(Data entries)
+===+

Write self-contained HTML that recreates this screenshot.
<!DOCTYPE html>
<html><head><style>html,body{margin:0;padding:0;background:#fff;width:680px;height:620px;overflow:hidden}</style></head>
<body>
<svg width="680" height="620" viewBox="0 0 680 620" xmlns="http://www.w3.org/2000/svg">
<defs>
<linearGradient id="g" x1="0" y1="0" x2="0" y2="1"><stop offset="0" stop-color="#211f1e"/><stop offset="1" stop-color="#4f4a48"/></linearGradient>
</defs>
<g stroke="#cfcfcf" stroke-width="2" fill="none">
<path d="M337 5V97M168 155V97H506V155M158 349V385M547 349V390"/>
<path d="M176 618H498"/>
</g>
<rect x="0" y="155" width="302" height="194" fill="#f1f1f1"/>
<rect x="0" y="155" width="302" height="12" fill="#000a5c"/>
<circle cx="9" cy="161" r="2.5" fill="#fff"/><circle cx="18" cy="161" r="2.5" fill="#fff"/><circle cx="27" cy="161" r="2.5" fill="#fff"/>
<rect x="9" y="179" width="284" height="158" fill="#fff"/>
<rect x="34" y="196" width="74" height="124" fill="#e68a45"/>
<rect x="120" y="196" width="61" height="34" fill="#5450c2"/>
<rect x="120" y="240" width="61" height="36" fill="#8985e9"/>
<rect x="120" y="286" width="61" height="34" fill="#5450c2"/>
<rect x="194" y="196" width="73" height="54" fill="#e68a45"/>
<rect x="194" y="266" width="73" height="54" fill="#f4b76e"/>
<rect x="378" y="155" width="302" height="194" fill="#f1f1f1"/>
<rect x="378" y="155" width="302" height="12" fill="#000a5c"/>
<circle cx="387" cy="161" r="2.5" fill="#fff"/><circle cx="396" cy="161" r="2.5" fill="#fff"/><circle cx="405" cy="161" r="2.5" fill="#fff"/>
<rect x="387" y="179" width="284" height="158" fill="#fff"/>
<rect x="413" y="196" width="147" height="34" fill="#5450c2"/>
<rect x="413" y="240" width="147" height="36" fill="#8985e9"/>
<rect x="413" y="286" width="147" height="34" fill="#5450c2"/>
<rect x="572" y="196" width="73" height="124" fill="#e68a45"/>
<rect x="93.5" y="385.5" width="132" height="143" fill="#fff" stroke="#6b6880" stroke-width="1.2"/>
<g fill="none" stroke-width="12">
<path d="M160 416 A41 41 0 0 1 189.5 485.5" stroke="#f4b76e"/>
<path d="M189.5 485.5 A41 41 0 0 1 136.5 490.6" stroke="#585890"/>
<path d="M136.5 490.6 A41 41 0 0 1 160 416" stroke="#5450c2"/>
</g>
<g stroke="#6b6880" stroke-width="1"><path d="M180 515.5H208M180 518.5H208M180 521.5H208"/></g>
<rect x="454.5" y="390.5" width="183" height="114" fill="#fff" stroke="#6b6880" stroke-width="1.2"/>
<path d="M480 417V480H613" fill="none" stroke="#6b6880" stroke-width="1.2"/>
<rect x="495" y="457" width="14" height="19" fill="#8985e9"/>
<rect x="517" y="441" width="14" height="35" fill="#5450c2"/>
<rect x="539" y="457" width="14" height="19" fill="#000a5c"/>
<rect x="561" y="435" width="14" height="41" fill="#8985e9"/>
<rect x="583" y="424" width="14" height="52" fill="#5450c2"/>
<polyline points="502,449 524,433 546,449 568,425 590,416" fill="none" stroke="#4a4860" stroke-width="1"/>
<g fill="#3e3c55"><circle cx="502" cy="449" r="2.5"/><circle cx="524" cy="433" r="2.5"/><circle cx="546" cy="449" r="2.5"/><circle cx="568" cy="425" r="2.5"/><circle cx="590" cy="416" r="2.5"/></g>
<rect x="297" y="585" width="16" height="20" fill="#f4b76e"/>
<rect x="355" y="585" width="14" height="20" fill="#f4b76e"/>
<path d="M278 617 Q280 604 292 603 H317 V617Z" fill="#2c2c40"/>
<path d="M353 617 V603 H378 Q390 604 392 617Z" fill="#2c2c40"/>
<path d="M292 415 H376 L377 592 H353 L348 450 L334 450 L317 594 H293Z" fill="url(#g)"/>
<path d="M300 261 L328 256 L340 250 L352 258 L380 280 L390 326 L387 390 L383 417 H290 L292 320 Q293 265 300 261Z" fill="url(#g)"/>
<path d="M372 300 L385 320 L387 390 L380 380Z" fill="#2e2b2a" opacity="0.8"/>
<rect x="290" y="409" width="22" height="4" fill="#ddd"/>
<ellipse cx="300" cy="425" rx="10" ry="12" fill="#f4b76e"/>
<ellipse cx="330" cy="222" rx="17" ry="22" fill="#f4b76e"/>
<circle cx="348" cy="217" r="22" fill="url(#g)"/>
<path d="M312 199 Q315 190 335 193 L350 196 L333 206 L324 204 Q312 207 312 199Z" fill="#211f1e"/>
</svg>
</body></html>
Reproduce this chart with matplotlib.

+===+

Exercise details:
Transcribe the data. Leave every line exactly as it is.

The output:
Write self-contained HTML that recreates this screenshot.
<!DOCTYPE html>
<html><head><style>html,body{margin:0;padding:0;background:#fff;width:680px;height:620px;overflow:hidden}</style></head>
<body>
<svg width="680" height="620" viewBox="0 0 680 620" xmlns="http://www.w3.org/2000/svg">
<defs>
<linearGradient id="g" x1="0" y1="0" x2="0" y2="1"><stop offset="0" stop-color="#211f1e"/><stop offset="1" stop-color="#4f4a48"/></linearGradient>
</defs>
<g stroke="#cfcfcf" stroke-width="2" fill="none">
<path d="M337 5V97M168 155V97H506V155M158 349V385M547 349V390"/>
<path d="M176 618H498"/>
</g>
<rect x="0" y="155" width="302" height="194" fill="#f1f1f1"/>
<rect x="0" y="155" width="302" height="12" fill="#000a5c"/>
<circle cx="9" cy="161" r="2.5" fill="#fff"/><circle cx="18" cy="161" r="2.5" fill="#fff"/><circle cx="27" cy="161" r="2.5" fill="#fff"/>
<rect x="9" y="179" width="284" height="158" fill="#fff"/>
<rect x="34" y="196" width="74" height="124" fill="#e68a45"/>
<rect x="120" y="196" width="61" height="34" fill="#5450c2"/>
<rect x="120" y="240" width="61" height="36" fill="#8985e9"/>
<rect x="120" y="286" width="61" height="34" fill="#5450c2"/>
<rect x="194" y="196" width="73" height="54" fill="#e68a45"/>
<rect x="194" y="266" width="73" height="54" fill="#f4b76e"/>
<rect x="378" y="155" width="302" height="194" fill="#f1f1f1"/>
<rect x="378" y="155" width="302" height="12" fill="#000a5c"/>
<circle cx="387" cy="161" r="2.5" fill="#fff"/><circle cx="396" cy="161" r="2.5" fill="#fff"/><circle cx="405" cy="161" r="2.5" fill="#fff"/>
<rect x="387" y="179" width="284" height="158" fill="#fff"/>
<rect x="413" y="196" width="147" height="34" fill="#5450c2"/>
<rect x="413" y="240" width="147" height="36" fill="#8985e9"/>
<rect x="413" y="286" width="147" height="34" fill="#5450c2"/>
<rect x="572" y="196" width="73" height="124" fill="#e68a45"/>
<rect x="93.5" y="385.5" width="132" height="143" fill="#fff" stroke="#6b6880" stroke-width="1.2"/>
<g fill="none" stroke-width="12">
<path d="M160 416 A41 41 0 0 1 189.5 485.5" stroke="#f4b76e"/>
<path d="M189.5 485.5 A41 41 0 0 1 136.5 490.6" stroke="#585890"/>
<path d="M136.5 490.6 A41 41 0 0 1 160 416" stroke="#5450c2"/>
</g>
<g stroke="#6b6880" stroke-width="1"><path d="M180 515.5H208M180 518.5H208M180 521.5H208"/></g>
<rect x="454.5" y="390.5" width="183" height="114" fill="#fff" stroke="#6b6880" stroke-width="1.2"/>
<path d="M480 417V480H613" fill="none" stroke="#6b6880" stroke-width="1.2"/>
<rect x="495" y="457" width="14" height="19" fill="#8985e9"/>
<rect x="517" y="441" width="14" height="35" fill="#5450c2"/>
<rect x="539" y="457" width="14" height="19" fill="#000a5c"/>
<rect x="561" y="435" width="14" height="41" fill="#8985e9"/>
<rect x="583" y="424" width="14" height="52" fill="#5450c2"/>
<polyline points="502,449 524,433 546,449 568,425 590,416" fill="none" stroke="#4a4860" stroke-width="1"/>
<g fill="#3e3c55"><circle cx="502" cy="449" r="2.5"/><circle cx="524" cy="433" r="2.5"/><circle cx="546" cy="449" r="2.5"/><circle cx="568" cy="425" r="2.5"/><circle cx="590" cy="416" r="2.5"/></g>
<rect x="297" y="585" width="16" height="20" fill="#f4b76e"/>
<rect x="355" y="585" width="14" height="20" fill="#f4b76e"/>
<path d="M278 617 Q280 604 292 603 H317 V617Z" fill="#2c2c40"/>
<path d="M353 617 V603 H378 Q390 604 392 617Z" fill="#2c2c40"/>
<path d="M292 415 H376 L377 592 H353 L348 450 L334 450 L317 594 H293Z" fill="url(#g)"/>
<path d="M300 261 L328 256 L340 250 L352 258 L380 280 L390 326 L387 390 L383 417 H290 L292 320 Q293 265 300 261Z" fill="url(#g)"/>
<path d="M372 300 L385 320 L387 390 L380 380Z" fill="#2e2b2a" opacity="0.8"/>
<rect x="290" y="409" width="22" height="4" fill="#ddd"/>
<ellipse cx="300" cy="425" rx="10" ry="12" fill="#f4b76e"/>
<ellipse cx="330" cy="222" rx="17" ry="22" fill="#f4b76e"/>
<circle cx="348" cy="217" r="22" fill="url(#g)"/>
<path d="M312 199 Q315 190 335 193 L350 196 L333 206 L324 204 Q312 207 312 199Z" fill="#211f1e"/>
</svg>
</body></html>
Reproduce this chart with matplotlib.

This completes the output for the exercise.